Tuesday, November 2, 2010

Early Band Concert Music

pic from memory.loc.gov/ammem
Prior to the mid 19th century, brass bands were utilized mostly in the battle field as the brass instruments were heard more readily and their clumsiness did not lend very well to a more refined dance sound as woodwinds and string instruments did. However, post Civil War the quality and sophistication of brass instruments grew and many concert bands were formed. Concert music encompassed much of the popular music of the day and dance music was most definitely included.

Listening: Reviews:

Helene Schottishe, CD1, #20 from Recordings for An Introduction to America's Music

Written in the 1860s by Walter Dignam, the Helene Schottishe is a light and precise arrangement based on a dance form called the Schottishe. Similar to a polka, the Schottishe is a combination of steps and hops, which is apparent in the music that accompanies the dance. Accents within the song, such as staccatos, indicate where dancers would hop in a manner similar to earlier European court dances. As such the dance is most likely done by the middle to upper class in a ball setting.

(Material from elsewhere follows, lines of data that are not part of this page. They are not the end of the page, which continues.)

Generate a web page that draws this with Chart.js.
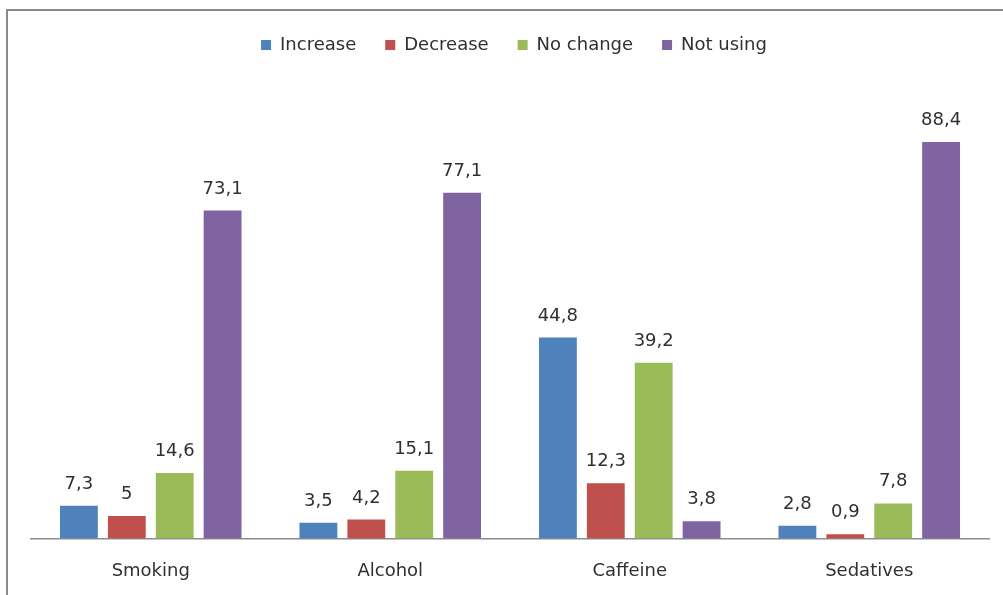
<!DOCTYPE html>
<html>
<head>
<meta charset="utf-8">
<script src="https://cdn.jsdelivr.net/npm/chart.js@4/dist/chart.umd.min.js"></script>
<style>
  html, body { margin: 0; padding: 0; background: #fff; overflow: hidden; }
  #frame { position: absolute; left: 6px; top: 9px; width: 1100px; height: 700px;
           border: 2px solid #8a8a8a; box-sizing: border-box; }
  #wrap { position: absolute; left: 0; top: 0; width: 1003px; height: 595px; }
</style>
</head>
<body>
<div id="frame"></div>
<div id="wrap"><canvas id="c" width="1003" height="595"></canvas></div>
<script>
const categories = ['Smoking', 'Alcohol', 'Caffeine', 'Sedatives'];
const increase  = [7.3, 3.5, 44.8, 2.8];
const decrease  = [5, 4.2, 12.3, 0.9];
const noChange  = [14.6, 15.1, 39.2, 7.8];
const notUsing  = [73.1, 77.1, 3.8, 88.4];

const FONT = "'DejaVu Sans', sans-serif";

// Value labels above each bar, written with a decimal comma
const barValues = {
  id: 'barValues',
  afterDatasetsDraw(chart) {
    const ctx = chart.ctx;
    ctx.save();
    ctx.font = '18px ' + FONT;
    ctx.fillStyle = '#303030';
    ctx.textAlign = 'center';
    ctx.textBaseline = 'alphabetic';
    chart.data.datasets.forEach((ds, i) => {
      chart.getDatasetMeta(i).data.forEach((bar, j) => {
        const txt = String(ds.data[j]).replace('.', ',');
        ctx.fillText(txt, bar.x, bar.y - 17);
      });
    });
    ctx.restore();
  }
};

// Extra room between the legend row and the plot, and a slight nudge right
const legendGap = {
  id: 'legendGap',
  beforeInit(chart) {
    const legend = chart.legend;
    if (!legend) return;
    const fit = legend.fit;
    legend.fit = function () {
      fit.call(this);
      this.height += 26;
    };
  },
  afterLayout(chart) {
    const legend = chart.legend;
    if (!legend) return;
    legend.left += 4;
    legend.right += 4;
  }
};

new Chart(document.getElementById('c'), {
  type: 'bar',
  data: {
    labels: categories,
    datasets: [
      { label: 'Increase',  data: increase, backgroundColor: '#4F81BD' },
      { label: 'Decrease',  data: decrease, backgroundColor: '#C0504D' },
      { label: 'No change', data: noChange, backgroundColor: '#9BBB59' },
      { label: 'Not using', data: notUsing, backgroundColor: '#8064A2' }
    ]
  },
  options: {
    responsive: false,
    animation: false,
    devicePixelRatio: 1,
    categoryPercentage: 0.8,
    barPercentage: 0.79,
    layout: { padding: { left: 31, right: 14, top: 7, bottom: -1 } },
    plugins: {
      legend: {
        position: 'top',
        labels: {
          boxWidth: 10, boxHeight: 10, padding: 29,
          color: '#303030',
          font: { family: FONT, size: 18 }
        }
      },
      tooltip: { enabled: false }
    },
    scales: {
      x: {
        grid: { display: false },
        border: { display: true, color: '#8c8c8c', width: 1.5 },
        ticks: { color: '#303030', padding: 14, font: { family: FONT, size: 18 } }
      },
      y: {
        display: false,
        min: 0, max: 100
      }
    }
  },
  plugins: [legendGap, barValues]
});
</script>
</body>
</html>
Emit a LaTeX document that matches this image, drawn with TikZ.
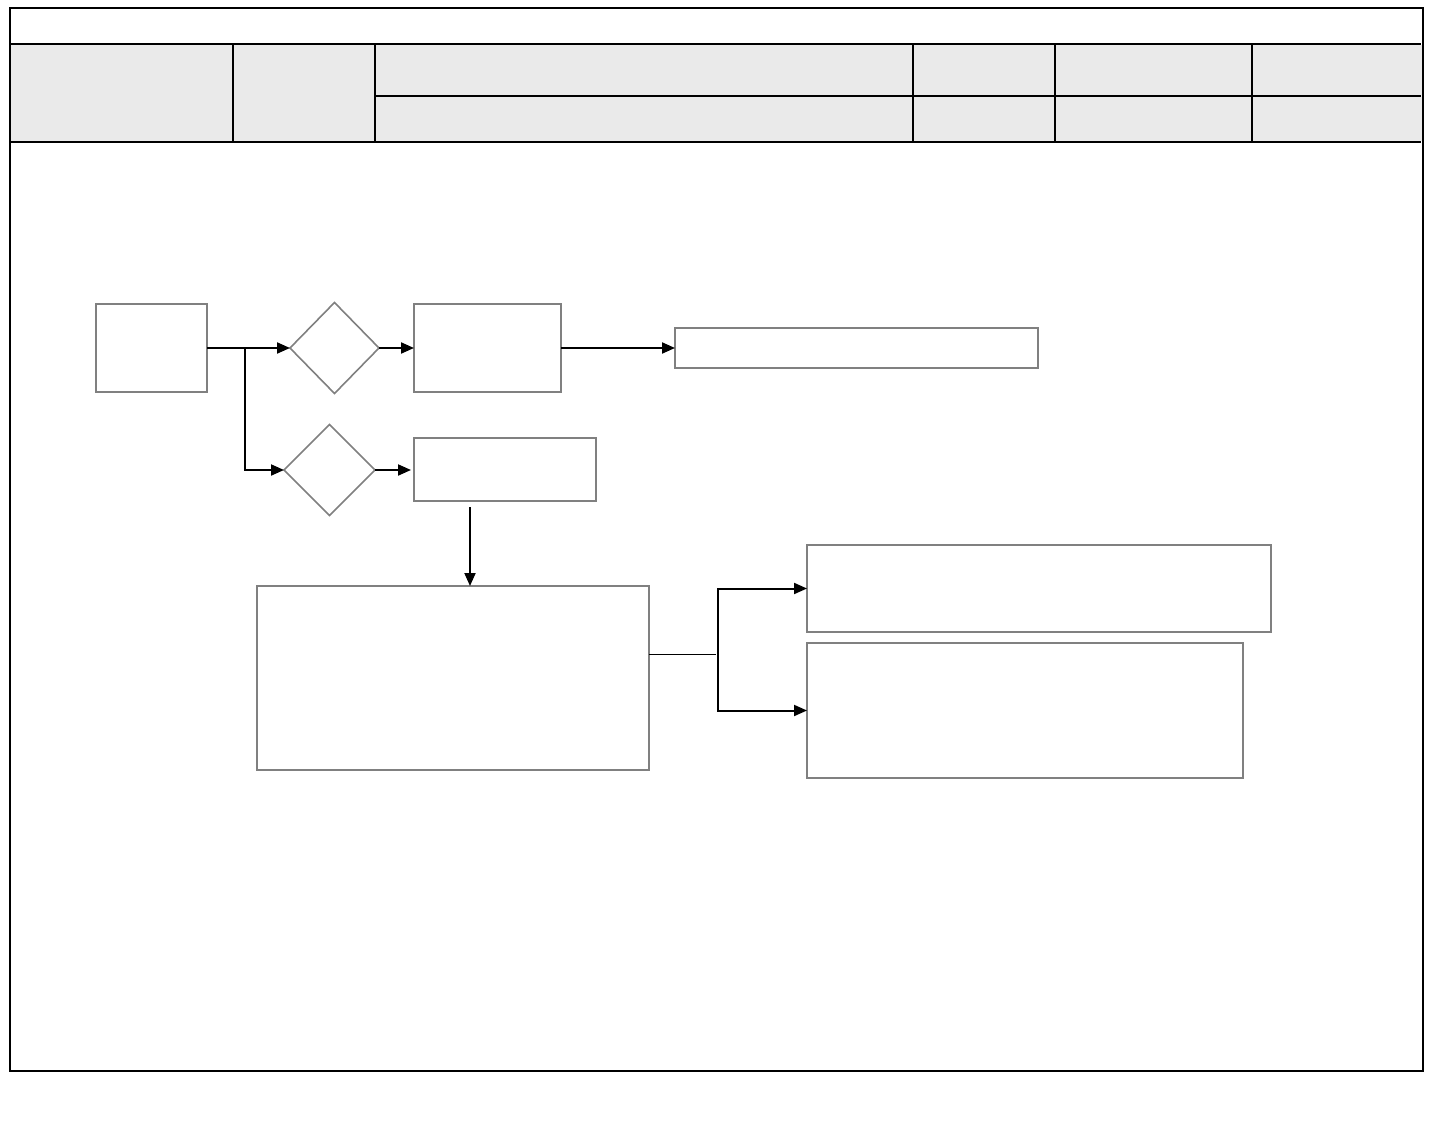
\documentclass[tikz,border=0pt]{standalone}
\usetikzlibrary{arrows.meta,shapes.geometric}
\definecolor{hdrgray}{HTML}{EAEAEA}
\definecolor{boxgray}{HTML}{808080}
\tikzset{
  flowbox/.style={draw=boxgray,line width=1.6pt,fill=white,inner sep=0pt,outer sep=0pt,rectangle},
  flowdia/.style={draw=boxgray,line width=1.6pt,fill=white,inner sep=0pt,outer sep=0pt,diamond},
  arr/.style={line width=2pt,-{Triangle[length=13pt,width=11pt]}},
  thinline/.style={line width=1pt},
  frame/.style={line width=2.5pt},
}
\begin{document}
\begin{tikzpicture}[x=1pt,y=-1pt]
\useasboundingbox (0,0) rectangle (1441,1124);
% header
\fill[hdrgray] (10,45) rectangle (1422,141);
\draw[frame] (10,8) rectangle (1423,1071);
\draw[frame] (10,44) -- (1421,44);
\draw[frame] (10,142) -- (1421,142);
\draw[frame] (375,96) -- (1421,96);
\draw[frame] (233,44) -- (233,142);
\draw[frame] (375,44) -- (375,142);
\draw[frame] (913,44) -- (913,142);
\draw[frame] (1055,44) -- (1055,142);
\draw[frame] (1252,44) -- (1252,142);
% nodes
\node[flowbox,minimum width=111,minimum height=88] (A) at (151.5,348) {};
\node[flowdia,minimum width=89,minimum height=91] (D1) at (334.5,348) {};
\node[flowbox,minimum width=147,minimum height=88] (B) at (487.5,348) {};
\node[flowbox,minimum width=363,minimum height=40] (C) at (856.5,348) {};
\node[flowdia,minimum width=91,minimum height=91] (D2) at (329.5,470) {};
\node[flowbox,minimum width=182,minimum height=63] (E) at (505,469.5) {};
\node[flowbox,minimum width=392,minimum height=184] (F) at (453,678) {};
\node[flowbox,minimum width=464,minimum height=87] (G) at (1039,588.5) {};
\node[flowbox,minimum width=436,minimum height=135] (H) at (1025,710.5) {};
% connectors
\coordinate (sp) at (245,348);
\draw[arr] (A.east) -- (D1.west);
\draw[arr] (sp) |- (D2.west);
\draw[arr] (D1.east) -- (B.west);
\draw[arr] (B.east) -- (C.west);
\draw[arr] (D2.east) -- ([xshift=-3pt]E.west |- D2.east);
\coordinate (e1) at (470,507);
\draw[arr] (e1) -- (e1 |- F.north);
\coordinate (f1) at (649,654);
\coordinate (j) at (718,654);
\draw[thinline] (f1) -- (716,654);
\draw[arr] (j) |- (G.west);
\draw[arr] (j) |- (H.west);
\end{tikzpicture}
\end{document}
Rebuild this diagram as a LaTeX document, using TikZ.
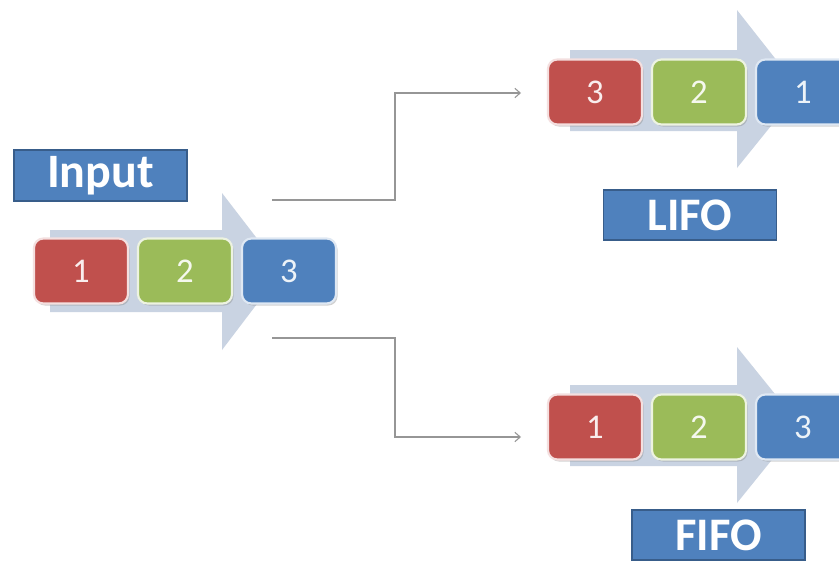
\documentclass[tikz,border=0pt]{standalone}
\usepackage{fontspec}
\setmainfont{Carlito}
\usetikzlibrary{shadows,arrows.meta}
\definecolor{qred}{HTML}{C0504D}
\definecolor{qgreen}{HTML}{9BBB59}
\definecolor{qblue}{HTML}{4F81BD}
\definecolor{qborder}{HTML}{385D8A}
\definecolor{qarrow}{RGB}{201,211,226}
\definecolor{qline}{RGB}{150,150,150}
\tikzset{
  item/.style={fill=#1, draw=#1!18!white, text=#1!10!white, rounded corners=7pt,
    minimum width=70.5pt, minimum height=48.75pt, line width=1.6pt, inner sep=0pt,
    font=\fontsize{26}{28}\selectfont,
    drop shadow={opacity=0.35, shadow xshift=1.2pt, shadow yshift=-1.5pt}},
  tag/.style={fill=qblue, draw=qborder, line width=1pt, text=white, inner sep=0pt,
    minimum width=129.75pt, minimum height=37.5pt,
    font=\bfseries\fontsize{35}{37}\selectfont},
  conn/.style={draw=qline, line width=0.8pt, -{Straight Barb[length=4pt,width=7pt]}},
  bigarrow/.style={fill=qarrow, draw=none}
}
\begin{document}
\begin{tikzpicture}[x=0.75pt,y=-0.75pt]
\useasboundingbox (0,0) rectangle (839,564);
\clip (0,0) rectangle (839,564);
\fill[white] (0,0) rectangle (839,564);
% background arrows
\path[bigarrow] (50,230) -- (222,230) -- (222,193) -- (282,271) -- (222,350) -- (222,312) -- (50,312) -- cycle;
\path[bigarrow] (570,50) -- (737,50) -- (737,10) -- (800,90) -- (737,168) -- (737,131) -- (570,131) -- cycle;
\path[bigarrow] (570,385) -- (737,385) -- (737,347) -- (800,425) -- (737,503) -- (737,466) -- (570,466) -- cycle;
% input
\node[tag, font=\bfseries\fontsize{36}{38}\selectfont, minimum height=38.25pt] (input) at (100.5,175.5) {Input};
\node[item=qred]   (i1) at (81,271)  {1};
\node[item=qgreen] (i2) at (185,271) {2};
\node[item=qblue]  (i3) at (289,271) {3};
% LIFO
\node[item=qred]   (l3) at (595,92)  {3};
\node[item=qgreen] (l2) at (699,92)  {2};
\node[item=qblue]  (l1) at (803,92)  {1};
\node[tag] (lifo) at (690,215) {LIFO};
% FIFO
\node[item=qred]   (f1) at (595,427) {1};
\node[item=qgreen] (f2) at (699,427) {2};
\node[item=qblue]  (f3) at (803,427) {3};
\node[tag] (fifo) at (718.5,535) {FIFO};
% connectors
\coordinate (outTop) at (272,200);
\coordinate (outBot) at (272,338);
\coordinate (inLifo) at (521,93);
\coordinate (inFifo) at (521,437);
\draw[conn] (outTop) -- (395,200) -- (395,93) -- (inLifo);
\draw[conn] (outBot) -- (395,338) -- (395,437) -- (inFifo);
\end{tikzpicture}
\end{document}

This particular arrangement is for a concert band of 12 instruments: cornets, saxhorns and percussion. In an ABAC form, which is repeated twice completely, the music is purely to accompany the dance and is very balanced in sets of 8 for each section. The song is highly repetitive and predictable, therefore not making it very artistic. There are some dynamic contrasts within the music which happens mostly when a solo instrument is highlighted playing the melody. The instruments play crisp and sharp and the downbeat is accentuated in order to be clear to the dancers. At the end of the tune there is a slight ritard, which is where the dancers would most likely bow to each other.